In an iconic pairing, Briggs and Gumbayyngirr country music legend Troy Cassar-Daley have come together to share some painful history and necessary truth-telling in a new track called Shadows.
Cassar-Daley said that he brought his original track Shadows On The Hill to the rapper with the intention of delivering the song's message to a new generation.
"'Shadows On The Hill' started its song line around a fire on Gumbaynggirr country at our men's camp," Cassar-Daley shared in a media statement.
"There was one powerful moment for all of us when a massacre was mentioned that happened up the river from where we camped... the wind died down, the air around us was still and not one bird sang.
"My old uncle stood up and said, 'Don't be scared the old people know we are here... I believe the old people gave me this song to acknowledge the pain and... to share the truth."
Briggs said he was honoured to have Cassar-Daley bring the song to him to keep the momentum of truth-telling going.
"There was so much depth and this haunting truth that is woven through his words," the Yorta Yorta rapper said.
"As a kid, I'd often remember rumours about what parts of Melbourne were old 'graveyards'. Which I guess is a way to explain a massacre site... for young ears.
"Where the bodies dropped, they built a f**kin' parking lot."
With lyrics that echo Governor Macquarie and his well-documented call to massacre of Dharawal people in 1816, Shadows is a call from Briggs to keep sharing the true history of our country and the well documented 'frontier wars' that took place.
"The first war began in 1788. It had all the symptoms of war. There were opposing nations, a clear objective of taking land, everything in it and the expansion of the Crown. Australia enjoys its cherry-picked history.

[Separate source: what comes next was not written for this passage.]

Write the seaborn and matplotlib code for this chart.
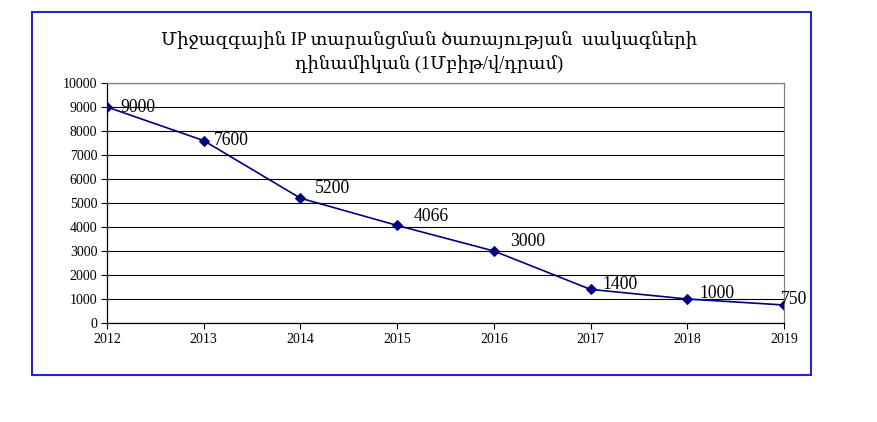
import matplotlib
matplotlib.use("Agg")
import matplotlib.pyplot as plt
import seaborn as sns
import pandas as pd
from matplotlib.patches import Rectangle

years = [2012, 2013, 2014, 2015, 2016, 2017, 2018, 2019]
prices = [9000, 7600, 5200, 4066, 3000, 1400, 1000, 750]
title = "Միջազգային IP տարանցման ծառայության  սակագների\nդինամիկան (1Մբիթ/վ/դրամ)"

sns.set_theme(style="white")
plt.rcParams['font.family'] = ['Liberation Serif', 'DejaVu Serif']

df = pd.DataFrame({"year": years, "price": prices})

fig = plt.figure(figsize=(8.78, 4.22), dpi=100)
W, H = 878, 422
ax = fig.add_axes([107 / W, 1 - 323 / H, (784 - 107) / W, (323 - 83) / H])

sns.lineplot(data=df, x="year", y="price", ax=ax, color="#000080", lw=1.2,
             marker="D", markersize=5.5, markeredgecolor="#000080")

ax.set_xlim(2012, 2019)
ax.set_ylim(0, 10000)
ax.set_yticks(range(0, 10001, 1000))
ax.set_xticks(years)
ax.yaxis.grid(True, color="black", lw=0.8)
ax.xaxis.grid(False)
ax.set_xlabel("")
ax.set_ylabel("")
for s in ["left", "bottom"]:
    ax.spines[s].set_color("black")
    ax.spines[s].set_linewidth(0.9)
for s in ["top", "right"]:
    ax.spines[s].set_color("#808080")
    ax.spines[s].set_linewidth(0.9)
ax.tick_params(axis="both", which="both", direction="out", length=4, width=0.8,
               color="black", labelsize=10, labelcolor="black", pad=3)
ax.tick_params(left=True, bottom=True)

# label offsets in pixels (dx, dy up)
offsets_px = [(13, 0), (10, 0), (14, 10), (16, 9), (16, 9), (12, 5), (12, 5), (-3, 6)]
for (x, y), (dx, dy) in zip(zip(years, prices), offsets_px):
    ax.annotate(str(y), (x, y), xytext=(dx * 0.72, dy * 0.72), textcoords="offset points",
                ha="left", va="center", fontsize=12.7, color="black",
                annotation_clip=False)

fig.text(429 / W, 1 - 53 / H, title, ha="center", va="center",
         fontsize=13, linespacing=1.5, color="black")

fig.patches.append(Rectangle((32 / W, 1 - 375 / H), (811 - 32) / W, (375 - 12) / H,
                             transform=fig.transFigure, fill=False,
                             edgecolor="#2626c8", lw=1.5))

fig.savefig("out.png", dpi=100)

"Genocide isn't just rifles. It's in introducing dependency and then removing the care. It's exclusion from the health care system, it's exclusion from the economy and society."
Produced by JayTee Hazard, on hearing the re-imagined track Cassar-Daley said it was 'spine-tingling'.
Shadows will be featured as part of an upcoming 2 part TV series on the ABC called 'Going Country', which explores iconic country music songs and their story.